Clint Clips
The Hollywood Reporter has a piece by Stephen Galloway on Clint Eastwood's chances of picking up an Oscar for his latest, American Sniper. Galloway speculates a film celebrating a Navy SEAL may not play that well with the liberal Academy voters.
I haven't seen the film so it's hard to comment, but I doubt the wisdom of his claim. I think the voters will respond to a piece if they believe it's sufficiently dramatic and important, and Clint regularly fools them on both counts.
I'll need to see the film for myself. I saw a trailer and it sure didn't look like there was any glorification. Look at how Galloway describes Clint's situation:
...Sniper's point of view fits less comfortably with the liberal-leaning Academy than Eastwood's two previous best picture winners — one a paean against violence (Unforgiven), the other an elegy about boxing (Million Dollar [Baby]). This movie celebrates real-life Iraq War hero Chris Kyle (Cooper), who had more killings than any other soldier.
So Galloway gets it wrong. Million Dollar Baby was no elegy about boxing. It was a full-throated appeal in favor of euthanasia, something liberals tend to support. If Galloway can't see that, I'm not sure I can trust his opinion on American Sniper.
PS While we're at it, here's an article in the Reporter about the politics of the latest entry in the Hunger Games series.
Apparently both right and left claim the story shows their vision of the world. Unfortunately, you've got Hunger Games star and noted liberal Donald Sutherland misinterpreting things:
Last year actor Donald Sutherland, who plays the evil President Snow in the Hunger Games movies, was also surprised to learn of a conservative interpretation. “Could someone from the Tea Party sit down and look at this and think of President Snow as, say, President Obama?” a writer for ScreenRant asked. “No chance,” Sutherland said. But then he thought about the question for a while before dismissing millions of conservatives as racists. “Oh, I see what you’re saying," Sutherland said. "Well, the Tea Party doesn’t look at Barack Obama as a dictator; they look at Barack Obama as a black man in the White House … That’s what generates their hatred."
I understand the left doesn't like the right, but the way so many liberals casually call people who disagree with them racist is despicable. The irony is it's the left a lot more than the right that insists we should be paying attention to skin color.
Then you've got critic Andrew O'Hehir:
"There are many reasons to describe The Hunger Games as a work of calculated genius, but one reason is that its parable of Empire and Resistance feels relevant without being specific, and appeals equally to anarchists and Tea Partyers,” O’Hehir writes.

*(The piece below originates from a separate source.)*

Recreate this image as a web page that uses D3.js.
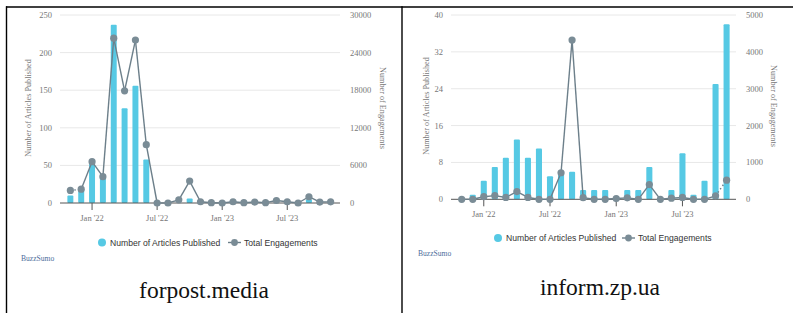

Good point, except why does he oppose anarchism and the Tea Party? Tea Party people generally want smaller government. It's Occupy Wall Street, even if many members are avowed anarchists, that seems to be demanding bigger government.
5 Comments:
Sorry the racism inherent in many attacks on the President is far more despicable than any over inclusive claims of racism.
While I'm sure many academy voters vote on the basis of the content of the film itself- many will vote in direct relation to how the film is perceived, marketed and promoted (and I don't mean necessarily by the film's makers). Zero Dark Thirty was talked about as a rightish film (maybe because it showed the CIA as something other than evil?) though I though I thought it was hardly that.
Anon, you'd have to give me examples. All I see is a President being attacked just like Bush and Clinton were before him, only a lot less. And yet, somehow, his supporters always manage to see these attacks as racist. It looks like his defenders are projecting, seeing Barack Obama a black man in the White House before they see him as a President. In any case, calling a whole class of people racist without thinking about it is a lot more despicable than an occasional free-lance racist saying something untoward.
Zero Dark Thirty was controversial with many voters because the leads were involved in torture but the film's morality wasn't so simple that they were condemned for it and that was that. Then there was 12 Years A Slave, which got a boost, since the Academy voters think it's important to remind us that slavery is bad (because the same people who see every attack on Obama as racist (please see Donald Sutherland's cluelessness above) also think that there's a big faction out there saying slavery wasn't that bad (see the cluelessness of the attacks on Sarah Palin re this subject)).
The racism is inherent in anoymous's mind. You make valiant effort, LAGuy, but it's wasted. The philosophy is one of hate, which is to say, projection. Just wait for him to opine on any black conservative. It may as well be Donald Sutherland writing.
Said Donald Sutherland: "Listen, I'm not joking. This is my job!"
It's funny, as far back as 1978 Sutherland was being hired to give respectability to a film, and it's still happening.